**Instruction**
Your task is to retype, word for word, the lines from the start of the data through the line holding "const yTicks = [5, 10, 15, 20, 25, 30, 35];". Do not include the pictures.

**Source material**
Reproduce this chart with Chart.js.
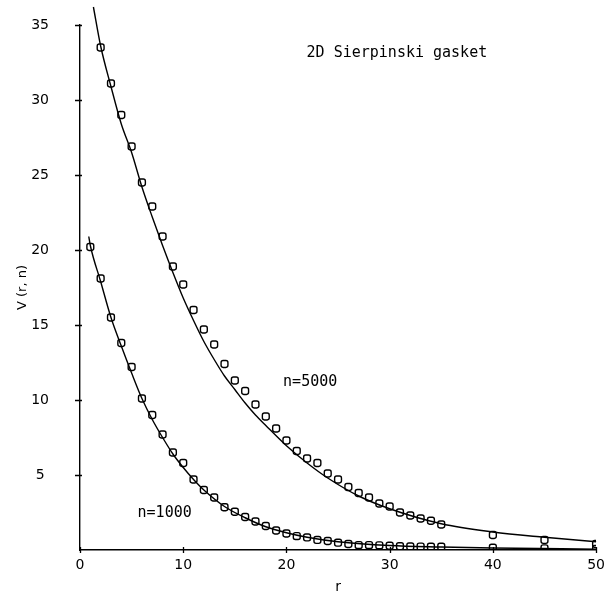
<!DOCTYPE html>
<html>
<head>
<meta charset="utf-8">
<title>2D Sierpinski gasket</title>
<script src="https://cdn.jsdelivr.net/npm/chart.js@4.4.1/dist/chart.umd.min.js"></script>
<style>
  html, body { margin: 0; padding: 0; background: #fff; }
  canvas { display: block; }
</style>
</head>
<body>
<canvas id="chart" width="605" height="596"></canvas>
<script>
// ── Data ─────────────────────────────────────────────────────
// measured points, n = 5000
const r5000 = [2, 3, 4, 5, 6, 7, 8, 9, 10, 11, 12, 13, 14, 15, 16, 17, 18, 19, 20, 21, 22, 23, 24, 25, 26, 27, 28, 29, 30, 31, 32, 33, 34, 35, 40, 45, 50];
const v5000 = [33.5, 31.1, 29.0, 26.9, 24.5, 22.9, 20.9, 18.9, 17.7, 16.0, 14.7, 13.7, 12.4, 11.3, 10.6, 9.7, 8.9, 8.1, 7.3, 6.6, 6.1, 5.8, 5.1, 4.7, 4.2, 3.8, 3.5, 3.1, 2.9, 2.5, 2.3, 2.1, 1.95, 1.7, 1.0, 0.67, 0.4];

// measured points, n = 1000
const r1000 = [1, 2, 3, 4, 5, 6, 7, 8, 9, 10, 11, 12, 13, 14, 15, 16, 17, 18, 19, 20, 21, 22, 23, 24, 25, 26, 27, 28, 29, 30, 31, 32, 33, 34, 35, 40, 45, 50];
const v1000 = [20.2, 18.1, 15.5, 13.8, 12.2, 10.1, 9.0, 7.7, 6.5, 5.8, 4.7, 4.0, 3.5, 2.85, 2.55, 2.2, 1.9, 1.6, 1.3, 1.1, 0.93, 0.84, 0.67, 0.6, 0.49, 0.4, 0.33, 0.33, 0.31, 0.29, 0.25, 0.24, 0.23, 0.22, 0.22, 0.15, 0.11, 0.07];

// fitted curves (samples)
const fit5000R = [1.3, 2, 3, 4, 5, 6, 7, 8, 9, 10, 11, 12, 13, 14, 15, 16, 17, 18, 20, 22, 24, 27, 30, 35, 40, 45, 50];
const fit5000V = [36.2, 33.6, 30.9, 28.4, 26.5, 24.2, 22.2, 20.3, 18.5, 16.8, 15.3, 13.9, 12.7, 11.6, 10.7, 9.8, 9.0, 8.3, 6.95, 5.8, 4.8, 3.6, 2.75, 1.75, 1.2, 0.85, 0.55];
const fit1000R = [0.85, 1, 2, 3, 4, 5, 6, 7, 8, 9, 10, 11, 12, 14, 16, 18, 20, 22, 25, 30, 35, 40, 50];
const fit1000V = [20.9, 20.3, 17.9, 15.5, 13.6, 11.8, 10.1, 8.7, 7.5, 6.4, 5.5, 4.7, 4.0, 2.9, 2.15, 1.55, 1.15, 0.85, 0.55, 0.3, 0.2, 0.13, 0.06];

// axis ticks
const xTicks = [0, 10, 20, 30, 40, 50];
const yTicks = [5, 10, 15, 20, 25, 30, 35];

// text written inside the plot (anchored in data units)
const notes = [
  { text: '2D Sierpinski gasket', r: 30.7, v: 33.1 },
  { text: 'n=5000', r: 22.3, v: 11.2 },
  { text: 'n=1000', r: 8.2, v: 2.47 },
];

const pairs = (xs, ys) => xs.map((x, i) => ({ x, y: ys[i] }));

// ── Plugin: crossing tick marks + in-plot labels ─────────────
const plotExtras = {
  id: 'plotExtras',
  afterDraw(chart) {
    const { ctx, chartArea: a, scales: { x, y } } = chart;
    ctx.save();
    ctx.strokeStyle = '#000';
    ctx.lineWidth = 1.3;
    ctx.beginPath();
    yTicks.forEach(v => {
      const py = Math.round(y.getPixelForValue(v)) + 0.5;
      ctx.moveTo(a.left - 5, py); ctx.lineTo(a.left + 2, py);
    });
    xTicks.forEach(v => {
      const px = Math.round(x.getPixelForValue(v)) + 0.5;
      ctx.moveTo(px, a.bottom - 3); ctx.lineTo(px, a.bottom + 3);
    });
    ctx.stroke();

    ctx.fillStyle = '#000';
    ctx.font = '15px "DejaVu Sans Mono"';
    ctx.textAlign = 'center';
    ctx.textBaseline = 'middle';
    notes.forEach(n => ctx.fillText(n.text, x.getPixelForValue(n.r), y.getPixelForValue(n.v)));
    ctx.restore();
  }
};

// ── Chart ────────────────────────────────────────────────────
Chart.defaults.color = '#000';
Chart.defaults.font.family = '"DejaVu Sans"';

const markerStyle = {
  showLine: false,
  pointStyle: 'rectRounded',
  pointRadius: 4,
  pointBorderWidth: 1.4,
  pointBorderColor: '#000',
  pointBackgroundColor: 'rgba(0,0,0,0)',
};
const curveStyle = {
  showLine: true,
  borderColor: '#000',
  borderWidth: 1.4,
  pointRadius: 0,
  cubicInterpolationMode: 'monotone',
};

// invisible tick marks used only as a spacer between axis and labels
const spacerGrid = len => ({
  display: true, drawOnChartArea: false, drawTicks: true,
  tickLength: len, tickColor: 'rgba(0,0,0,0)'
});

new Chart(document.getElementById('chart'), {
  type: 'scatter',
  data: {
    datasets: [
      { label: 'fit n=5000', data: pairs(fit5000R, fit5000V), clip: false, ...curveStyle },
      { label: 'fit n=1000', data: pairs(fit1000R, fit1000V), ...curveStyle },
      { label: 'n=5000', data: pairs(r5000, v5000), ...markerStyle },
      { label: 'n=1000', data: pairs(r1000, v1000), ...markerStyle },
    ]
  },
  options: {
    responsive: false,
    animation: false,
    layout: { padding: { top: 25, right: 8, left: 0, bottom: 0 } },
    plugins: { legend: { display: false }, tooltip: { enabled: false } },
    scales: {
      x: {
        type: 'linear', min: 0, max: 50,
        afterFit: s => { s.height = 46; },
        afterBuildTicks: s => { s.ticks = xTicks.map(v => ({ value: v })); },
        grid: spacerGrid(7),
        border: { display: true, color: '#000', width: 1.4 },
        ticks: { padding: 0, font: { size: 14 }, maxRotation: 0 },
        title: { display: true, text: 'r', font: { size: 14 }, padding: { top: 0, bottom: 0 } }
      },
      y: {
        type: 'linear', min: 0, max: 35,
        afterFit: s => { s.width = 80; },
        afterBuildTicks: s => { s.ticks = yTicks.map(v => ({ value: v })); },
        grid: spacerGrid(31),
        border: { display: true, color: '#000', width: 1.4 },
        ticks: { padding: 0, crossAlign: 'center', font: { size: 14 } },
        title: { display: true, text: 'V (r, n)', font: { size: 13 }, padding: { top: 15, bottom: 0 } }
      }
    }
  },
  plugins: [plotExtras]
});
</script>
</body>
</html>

**Solution below**
Reproduce this chart with Chart.js.
<!DOCTYPE html>
<html>
<head>
<meta charset="utf-8">
<title>2D Sierpinski gasket</title>
<script src="https://cdn.jsdelivr.net/npm/chart.js@4.4.1/dist/chart.umd.min.js"></script>
<style>
  html, body { margin: 0; padding: 0; background: #fff; }
  canvas { display: block; }
</style>
</head>
<body>
<canvas id="chart" width="605" height="596"></canvas>
<script>
// ── Data ─────────────────────────────────────────────────────
// measured points, n = 5000
const r5000 = [2, 3, 4, 5, 6, 7, 8, 9, 10, 11, 12, 13, 14, 15, 16, 17, 18, 19, 20, 21, 22, 23, 24, 25, 26, 27, 28, 29, 30, 31, 32, 33, 34, 35, 40, 45, 50];
const v5000 = [33.5, 31.1, 29.0, 26.9, 24.5, 22.9, 20.9, 18.9, 17.7, 16.0, 14.7, 13.7, 12.4, 11.3, 10.6, 9.7, 8.9, 8.1, 7.3, 6.6, 6.1, 5.8, 5.1, 4.7, 4.2, 3.8, 3.5, 3.1, 2.9, 2.5, 2.3, 2.1, 1.95, 1.7, 1.0, 0.67, 0.4];

// measured points, n = 1000
const r1000 = [1, 2, 3, 4, 5, 6, 7, 8, 9, 10, 11, 12, 13, 14, 15, 16, 17, 18, 19, 20, 21, 22, 23, 24, 25, 26, 27, 28, 29, 30, 31, 32, 33, 34, 35, 40, 45, 50];
const v1000 = [20.2, 18.1, 15.5, 13.8, 12.2, 10.1, 9.0, 7.7, 6.5, 5.8, 4.7, 4.0, 3.5, 2.85, 2.55, 2.2, 1.9, 1.6, 1.3, 1.1, 0.93, 0.84, 0.67, 0.6, 0.49, 0.4, 0.33, 0.33, 0.31, 0.29, 0.25, 0.24, 0.23, 0.22, 0.22, 0.15, 0.11, 0.07];

// fitted curves (samples)
const fit5000R = [1.3, 2, 3, 4, 5, 6, 7, 8, 9, 10, 11, 12, 13, 14, 15, 16, 17, 18, 20, 22, 24, 27, 30, 35, 40, 45, 50];
const fit5000V = [36.2, 33.6, 30.9, 28.4, 26.5, 24.2, 22.2, 20.3, 18.5, 16.8, 15.3, 13.9, 12.7, 11.6, 10.7, 9.8, 9.0, 8.3, 6.95, 5.8, 4.8, 3.6, 2.75, 1.75, 1.2, 0.85, 0.55];
const fit1000R = [0.85, 1, 2, 3, 4, 5, 6, 7, 8, 9, 10, 11, 12, 14, 16, 18, 20, 22, 25, 30, 35, 40, 50];
const fit1000V = [20.9, 20.3, 17.9, 15.5, 13.6, 11.8, 10.1, 8.7, 7.5, 6.4, 5.5, 4.7, 4.0, 2.9, 2.15, 1.55, 1.15, 0.85, 0.55, 0.3, 0.2, 0.13, 0.06];

// axis ticks
const xTicks = [0, 10, 20, 30, 40, 50];
const yTicks = [5, 10, 15, 20, 25, 30, 35];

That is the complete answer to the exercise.